Many organizations understood the wisdom behind this principle. They realized that they are not limited to only mind their businesses but to go to the other stakeholders in the society that directly or indirectly affect their operations. This act of care is explicitly expressed to the other stakeholders of the society, thus the practice of corporate social responsibility (CSR). As a former marketing communication specialist, I assisted my former company in its ‘Adopt-a-School Program’ and made sure that the presence of our brand is felt by the community it serves. Many known brands practice this on a much bigger and wider scale to achieve the same purpose.
However, taking this at a personal level is another story. This pandemic has taken away so much from us—our freedom to go out and physically be with family, our financial security, our health, and even the very lives of those whom we love. The feelings of uncertainty, doubts, and discouragement creep in. Undeniably, when we are pushed at the edge of our ropes, these valid feelings blur our vision to see the potential of the remaining seeds in our hands. Somehow we are caught up in the inevitable intersection of sulking in our fears or to move on, accept this reality and decide to maximize whatever we have on our plate at the moment.
The principle of stewardship is something real to me. I came to understand that at the end of our race in life, we will not be evaluated on the number of resources that we have but how we steward the resources entrusted (both people and things) alike. Central to the practice of this principle is the ‘steward’ whom researchers Idowu et.al described as someone who “takes on the responsibility of caring for something on behalf of another person or group of people.” Reading this reminded me of a conference I attended in Cebu. I happened to hear a line from one of the speakers who said, “Everything starts from a single seed. Many of us would want to experience the sweet taste of victory but neglect the process of taking good care of that seed.” I couldn’t agree more.
Should we choose to move and decide to take this direction, we need to ask ourselves, ‘how can I be a good steward of my resources?”
First, let’s accept that we are only stewards not owners. There is a huge difference in how we manage these assets if we think as managers or administrators only acting on their behalf. I agree with Peel’s words when he said, “While we complain about our rights here on earth, the Bible constantly asks, What about your responsibilities? Owners have rights; stewards have responsibilities.”. One day, we will give an account of how we took care of these things and we will be rewarded according to our level of stewardship. At this time of the pandemic, we are easily swayed by fears and emotions that go with it. Sometimes, we are slowly drifting from the more important things in life. I desire that when my time comes to leave this temporary world, I will wake up and hear these words from My Maker and the Owner of all things, “Well done, good and faithful servant! You have been faithful with a few things; I will put you in charge of many things. Come and share your master’s happiness! This line from the Scriptures also happened to be my life verse. When life storms surge, I will always go back to this.
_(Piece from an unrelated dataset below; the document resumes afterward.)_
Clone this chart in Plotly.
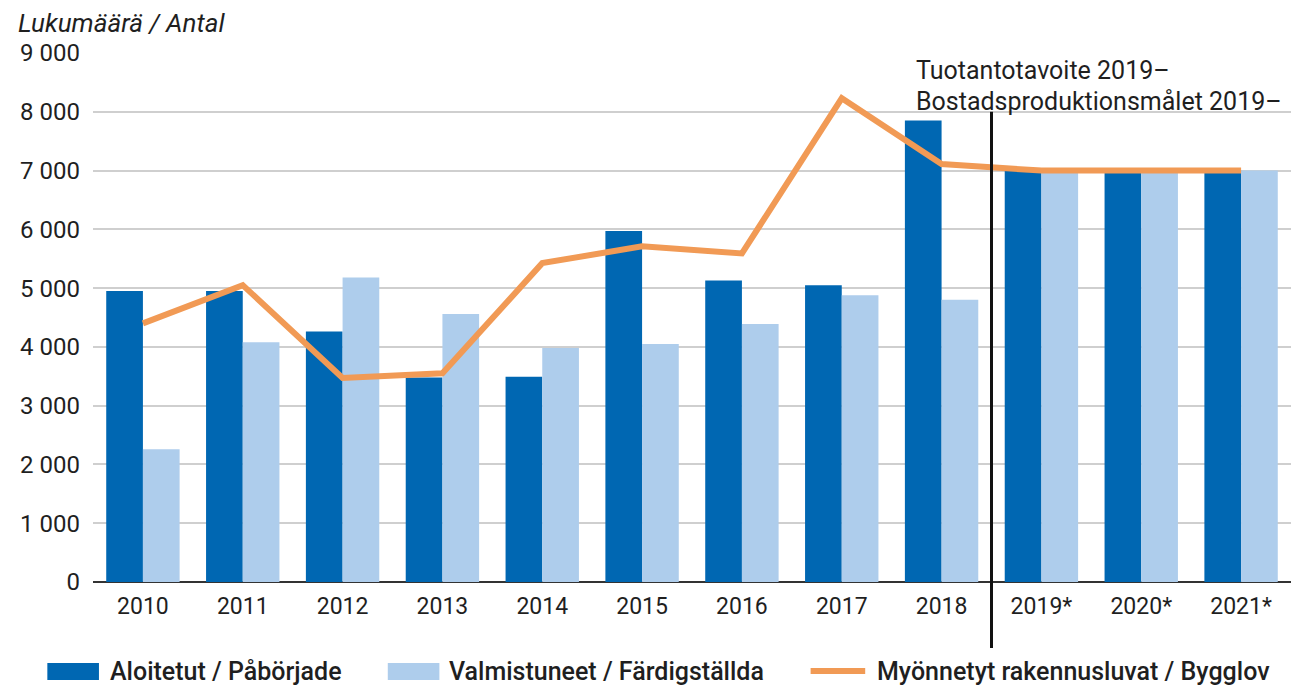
import plotly.graph_objects as go

years = ["2010", "2011", "2012", "2013", "2014", "2015", "2016", "2017", "2018", "2019*", "2020*", "2021*"]
aloitetut = [4950, 4950, 4260, 3480, 3490, 5970, 5130, 5050, 7850, 7000, 7000, 7000]
valmistuneet = [2260, 4080, 5180, 4560, 3980, 4050, 4390, 4880, 4800, 7000, 7000, 7000]
luvat = [4400, 5050, 3470, 3550, 5425, 5710, 5590, 8230, 7110, 7000, 7000, 7000]

y_ticks = [0, 1000, 2000, 3000, 4000, 5000, 6000, 7000, 8000, 9000]
y_ticklabels = ["0", "1 000", "2 000", "3 000", "4 000", "5 000", "6 000", "7 000", "8 000", "9 000"]

name_a = "Aloitetut / Påbörjade"
name_v = "Valmistuneet / Färdigställda"
name_l = "Myönnetyt rakennusluvat / Bygglov"
target_line1 = "Tuotantotavoite 2019–"
target_line2 = "Bostadsproduktionsmålet 2019–"
y_title = "Lukumäärä / Antal"

C_DARK = "#0067b2"
C_LIGHT = "#aecdec"
C_ORANGE = "#f19a55"
FONT = "Roboto, Arial, sans-serif"
TXT = "#1f1f1f"

fig = go.Figure()
fig.add_trace(go.Bar(x=years, y=aloitetut, name=name_a, marker=dict(color=C_DARK, line=dict(width=0))))
fig.add_trace(go.Bar(x=years, y=valmistuneet, name=name_v, marker=dict(color=C_LIGHT, line=dict(width=0))))
fig.add_trace(go.Scatter(x=years, y=luvat, name=name_l, mode="lines",
                         line=dict(color=C_ORANGE, width=6)))

# page body has an 8px margin; size the figure so it fills the window
OFF = 8
W, H = 1306 - OFF, 685 - OFF
L = 84 - OFF
T = 53 - OFF
PB = 582 - OFF          # plot bottom in figure px
PR = 1291 - OFF         # plot right in figure px
R = W - PR
B = H - PB
pw, ph = PR - L, PB - T

def px(xp):  # reference page px -> paper x
    return (xp - OFF - L) / pw

def py(yp):  # reference page px -> paper y
    return (PB - (yp - OFF)) / ph

shapes = []
annotations = []

# vertical separator line
shapes.append(dict(type="line", xref="x", yref="paper", x0=8.5, x1=8.5,
                   y0=py(648), y1=8000 / 9000, line=dict(color="#111111", width=3)))

annotations.append(dict(xref="paper", yref="paper", x=px(912), y=py(86), xanchor="left", yanchor="bottom",
                        text=target_line1, showarrow=False, align="left", borderpad=0,
                        font=dict(family=FONT, size=25, color=TXT)))
annotations.append(dict(xref="paper", yref="paper", x=px(912), y=py(86), xanchor="left", yanchor="top",
                        text=target_line2, showarrow=False, align="left", borderpad=0,
                        font=dict(family=FONT, size=25, color=TXT)))

annotations.append(dict(xref="paper", yref="paper", x=px(6), y=py(23), xanchor="left", yanchor="middle",
                        text="<i>" + y_title + "</i>", showarrow=False,
                        font=dict(family=FONT, size=26, color=TXT)))

# manual legend
ly = 671
shapes.append(dict(type="rect", xref="paper", yref="paper", x0=px(38), x1=px(90), y0=py(680), y1=py(663),
                   fillcolor=C_DARK, line=dict(width=0)))
annotations.append(dict(xref="paper", yref="paper", x=px(99), y=py(ly), xanchor="left", yanchor="middle",
                        text=name_a, showarrow=False, font=dict(family=FONT, size=25, color=TXT, weight=500)))
shapes.append(dict(type="rect", xref="paper", yref="paper", x0=px(381), x1=px(433), y0=py(680), y1=py(663),
                   fillcolor=C_LIGHT, line=dict(width=0)))
annotations.append(dict(xref="paper", yref="paper", x=px(441), y=py(ly), xanchor="left", yanchor="middle",
                        text=name_v, showarrow=False, font=dict(family=FONT, size=25, color=TXT, weight=500)))
shapes.append(dict(type="line", xref="paper", yref="paper", x0=px(807), x1=px(862), y0=py(ly), y1=py(ly),
                   line=dict(color=C_ORANGE, width=6)))
annotations.append(dict(xref="paper", yref="paper", x=px(872), y=py(ly), xanchor="left", yanchor="middle",
                        text=name_l, showarrow=False, font=dict(family=FONT, size=25, color=TXT, weight=500)))

fig.update_layout(
    width=W, height=H,
    margin=dict(l=L, r=R, t=T, b=B, pad=0),
    paper_bgcolor="white", plot_bgcolor="white",
    barmode="group", bargap=0.265, bargroupgap=0,
    showlegend=False,
    font=dict(family=FONT, size=22, color=TXT),
    shapes=shapes, annotations=annotations,
)
fig.update_xaxes(type="category", range=[-0.5, 11.5], showgrid=False, showline=False,
                 ticks="", tickfont=dict(family=FONT, size=23, color=TXT), ticklabelstandoff=8,
                 zeroline=False)
fig.update_yaxes(range=[0, 9000], tickvals=y_ticks, ticktext=y_ticklabels,
                 showgrid=True, gridcolor="#cfcfcf", gridwidth=1.5,
                 zeroline=True, zerolinecolor="#333333", zerolinewidth=2,
                 showline=False, ticks="", ticklabelstandoff=12,
                 tickfont=dict(family=FONT, size=24, color=TXT))

fig.write_html("out.html")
Second, let’s identify our most essential resources and do a self-evaluation on how we are handling them. It will not hurt if we do a little self-assessment on this. This may confront us and may cause a little discomfort but it will all be worth the time and humility. At this point in our lives, we need to choose the right ones because we only have limited time and energy especially now that we are being drained of our hope and
Strength by the effects of the pandemic. Choose wisely and begin to focus on them. Banking on this principle, I began to look inward and shift my gaze to my essential priorities which include my faith, my personal life, my family, my ministry, and my job. I became sober during my deep reflections as I was seeing gaps in how I was handling each priority. The most important part is acceptance of our current condition and the decision to say on track.
Lastly, just do it. We may be hampered with overthinking and suck out the remaining motivations but let’s push it. We may start taking baby steps at first but once we take that bold step, surely we will get into the momentum. We should also make space for countless blunders and hopefully we will be patient in the whole process. I am grateful for deep moments of reflection. I just stop, introspect and enjoy the quiet moments. While doing it, I was reminded by these words, “never get tired of doing what is good for in due time we will reap whatever we have sown whether good or bad.”
Tinay is an associate professor in Communication at the Ateneo de Davao University. She graduated with a doctorate degree in Communication at the University of the Philippines Open University (UPOU). She is one of the pioneering members of the Media Educators of Mindanao (MEM) and the discipline representative for Communication of the Council of Educators of Deans for Arts and Sciences (CEDAS) in Region XI. More than an educator, she is a loving wife, a hands-on- mom to two kids, a worship minister, and a life coach handling a network of women’s life groups since 2011.